• _SUPPLIED DATA_

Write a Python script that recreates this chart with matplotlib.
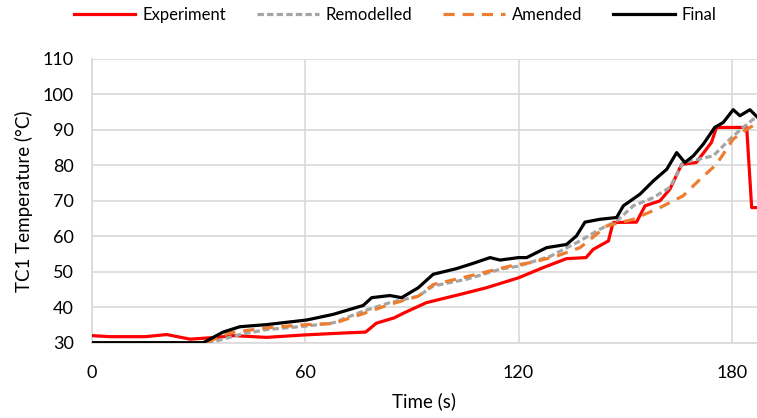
import numpy as np
import matplotlib.pyplot as plt

plt.rcParams['font.family'] = ['Lato', 'DejaVu Sans']

# TC1 readings (time in s, temperature in degC)
exp_t = [0, 5, 15, 21, 27.6, 35, 40, 49, 60, 70, 77, 80, 85, 88, 94.1, 103.5, 111, 120,
         127, 133.5, 139, 141, 145.3, 146.6, 153.2, 155.6, 159.8, 162.6, 165.9, 170,
         174.3, 175.7, 184.2, 185.6, 188]
exp_T = [32, 31.7, 31.7, 32.3, 31, 31.5, 32, 31.5, 32.2, 32.7, 33, 35.5, 37, 38.5, 41.3,
         43.6, 45.5, 48.3, 51.2, 53.7, 54, 56.3, 58.7, 63.9, 64, 68.6, 70, 73.3, 80.3,
         80.8, 86.5, 90.7, 90.7, 68.1, 68.1]

rem_t = [0, 33.2, 41.6, 49.1, 60.4, 67.9, 76.3, 83.8, 91.8, 96, 105.4, 114.8, 120, 129,
         137.3, 142.9, 147.6, 152.3, 157.9, 162.6, 166.3, 171, 174.8, 180.4, 186, 188]
rem_T = [30, 30, 32.3, 33.7, 34.7, 35.6, 38.9, 41.3, 43.1, 46, 47.9, 50.7, 51.6, 54.4,
         58.7, 62, 64.3, 68.6, 70.9, 73.8, 80.8, 81.8, 82.7, 88.3, 93, 93.6]

amd_t = [0, 32, 38.8, 49.1, 60.4, 67.9, 76.3, 83.8, 91.8, 96, 105.4, 117.6, 124.1, 130.7,
         137.3, 144.8, 152.3, 159.8, 166.3, 171, 175.7, 180.4, 184.2, 188]
amd_T = [30, 30, 32.8, 34.2, 35.1, 35.4, 38.2, 40.8, 43.1, 46.4, 48.6, 51.6, 52.7, 54.4,
         56.8, 62.9, 64.8, 68.1, 71.4, 76, 80.3, 87.4, 90.2, 92.3]

fin_t = [0, 31.3, 36.9, 41.6, 49.1, 60.4, 67.9, 76.3, 78.7, 83.8, 87.1, 91.8, 96, 102.6,
         107.3, 112, 114.8, 120, 122.3, 127.9, 133.5, 136.3, 138.7, 142.9, 147.6, 149.5,
         154.2, 157.9, 161.7, 164.5, 166.8, 169.2, 172, 175.2, 177.6, 180.4, 182.3,
         185.1, 187]
fin_T = [30, 30, 33, 34.5, 35.1, 36.4, 38, 40.5, 42.7, 43.3, 42.7, 45.5, 49.3, 50.9,
         52.4, 54, 53.3, 54, 54, 56.8, 57.7, 60.1, 64, 64.8, 65.3, 68.6, 71.9, 75.6,
         78.9, 83.6, 80.8, 82.7, 86, 90.7, 92.1, 95.7, 94, 95.7, 93.8]

grid_c = '#d9d9d9'

fig = plt.figure(figsize=(7.57, 4.18), dpi=100)
ax = fig.add_axes([92 / 757, 1 - 342.7 / 418, 665 / 757, (342.7 - 59) / 418])

ax.plot(exp_t, exp_T, color='#ff0000', lw=2.3, label='Experiment', zorder=3)
ax.plot(rem_t, rem_T, color='#a5a5a5', lw=2.3, ls=(0, (2, 1)), label='Remodelled', zorder=4)
ax.plot(amd_t, amd_T, color='#ed7d31', lw=2.3, ls=(0, (3.5, 2.5)), label='Amended', zorder=4)
ax.plot(fin_t, fin_T, color='black', lw=2.3, label='Final', zorder=5)

ax.set_xlim(0, 187.1)
ax.set_ylim(30, 110)
ax.set_xticks([0, 60, 120, 180])
ax.set_yticks(np.arange(30, 111, 10))
ax.grid(True, color=grid_c, lw=1.2)
ax.set_axisbelow(True)
for s in ['top', 'right']:
    ax.spines[s].set_visible(False)
for s in ['left', 'bottom']:
    ax.spines[s].set_color(grid_c)
    ax.spines[s].set_linewidth(1.2)
ax.tick_params(length=0, labelsize=13, colors='black')
ax.tick_params(axis='y', pad=13)
ax.tick_params(axis='x', pad=16)

ax.set_xlabel('Time (s)', fontsize=13.5, labelpad=8)
ax.set_ylabel('TC1 Temperature (°C)', fontsize=13.5, labelpad=7)

fig.legend(loc='center', bbox_to_anchor=(0.522, 0.964), ncol=4, frameon=False,
           fontsize=12, handlelength=3.7, columnspacing=1.86, handletextpad=0.42)

fig.savefig('out.png', dpi=100)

• _INSTRUCTION_
Using the material above, return every line exactly as it appears, minus the pictures.

• _WRITTEN RESPONSE_
Write a Python script that recreates this chart with matplotlib.
import numpy as np
import matplotlib.pyplot as plt

plt.rcParams['font.family'] = ['Lato', 'DejaVu Sans']

# TC1 readings (time in s, temperature in degC)
exp_t = [0, 5, 15, 21, 27.6, 35, 40, 49, 60, 70, 77, 80, 85, 88, 94.1, 103.5, 111, 120,
         127, 133.5, 139, 141, 145.3, 146.6, 153.2, 155.6, 159.8, 162.6, 165.9, 170,
         174.3, 175.7, 184.2, 185.6, 188]
exp_T = [32, 31.7, 31.7, 32.3, 31, 31.5, 32, 31.5, 32.2, 32.7, 33, 35.5, 37, 38.5, 41.3,
         43.6, 45.5, 48.3, 51.2, 53.7, 54, 56.3, 58.7, 63.9, 64, 68.6, 70, 73.3, 80.3,
         80.8, 86.5, 90.7, 90.7, 68.1, 68.1]

rem_t = [0, 33.2, 41.6, 49.1, 60.4, 67.9, 76.3, 83.8, 91.8, 96, 105.4, 114.8, 120, 129,
         137.3, 142.9, 147.6, 152.3, 157.9, 162.6, 166.3, 171, 174.8, 180.4, 186, 188]
rem_T = [30, 30, 32.3, 33.7, 34.7, 35.6, 38.9, 41.3, 43.1, 46, 47.9, 50.7, 51.6, 54.4,
         58.7, 62, 64.3, 68.6, 70.9, 73.8, 80.8, 81.8, 82.7, 88.3, 93, 93.6]

amd_t = [0, 32, 38.8, 49.1, 60.4, 67.9, 76.3, 83.8, 91.8, 96, 105.4, 117.6, 124.1, 130.7,
         137.3, 144.8, 152.3, 159.8, 166.3, 171, 175.7, 180.4, 184.2, 188]
amd_T = [30, 30, 32.8, 34.2, 35.1, 35.4, 38.2, 40.8, 43.1, 46.4, 48.6, 51.6, 52.7, 54.4,
         56.8, 62.9, 64.8, 68.1, 71.4, 76, 80.3, 87.4, 90.2, 92.3]

fin_t = [0, 31.3, 36.9, 41.6, 49.1, 60.4, 67.9, 76.3, 78.7, 83.8, 87.1, 91.8, 96, 102.6,
         107.3, 112, 114.8, 120, 122.3, 127.9, 133.5, 136.3, 138.7, 142.9, 147.6, 149.5,
         154.2, 157.9, 161.7, 164.5, 166.8, 169.2, 172, 175.2, 177.6, 180.4, 182.3,
         185.1, 187]
fin_T = [30, 30, 33, 34.5, 35.1, 36.4, 38, 40.5, 42.7, 43.3, 42.7, 45.5, 49.3, 50.9,
         52.4, 54, 53.3, 54, 54, 56.8, 57.7, 60.1, 64, 64.8, 65.3, 68.6, 71.9, 75.6,
         78.9, 83.6, 80.8, 82.7, 86, 90.7, 92.1, 95.7, 94, 95.7, 93.8]

grid_c = '#d9d9d9'

fig = plt.figure(figsize=(7.57, 4.18), dpi=100)
ax = fig.add_axes([92 / 757, 1 - 342.7 / 418, 665 / 757, (342.7 - 59) / 418])

ax.plot(exp_t, exp_T, color='#ff0000', lw=2.3, label='Experiment', zorder=3)
ax.plot(rem_t, rem_T, color='#a5a5a5', lw=2.3, ls=(0, (2, 1)), label='Remodelled', zorder=4)
ax.plot(amd_t, amd_T, color='#ed7d31', lw=2.3, ls=(0, (3.5, 2.5)), label='Amended', zorder=4)
ax.plot(fin_t, fin_T, color='black', lw=2.3, label='Final', zorder=5)

ax.set_xlim(0, 187.1)
ax.set_ylim(30, 110)
ax.set_xticks([0, 60, 120, 180])
ax.set_yticks(np.arange(30, 111, 10))
ax.grid(True, color=grid_c, lw=1.2)
ax.set_axisbelow(True)
for s in ['top', 'right']:
    ax.spines[s].set_visible(False)
for s in ['left', 'bottom']:
    ax.spines[s].set_color(grid_c)
    ax.spines[s].set_linewidth(1.2)
ax.tick_params(length=0, labelsize=13, colors='black')
ax.tick_params(axis='y', pad=13)
ax.tick_params(axis='x', pad=16)

ax.set_xlabel('Time (s)', fontsize=13.5, labelpad=8)
ax.set_ylabel('TC1 Temperature (°C)', fontsize=13.5, labelpad=7)

fig.legend(loc='center', bbox_to_anchor=(0.522, 0.964), ncol=4, frameon=False,
           fontsize=12, handlelength=3.7, columnspacing=1.86, handletextpad=0.42)

fig.savefig('out.png', dpi=100)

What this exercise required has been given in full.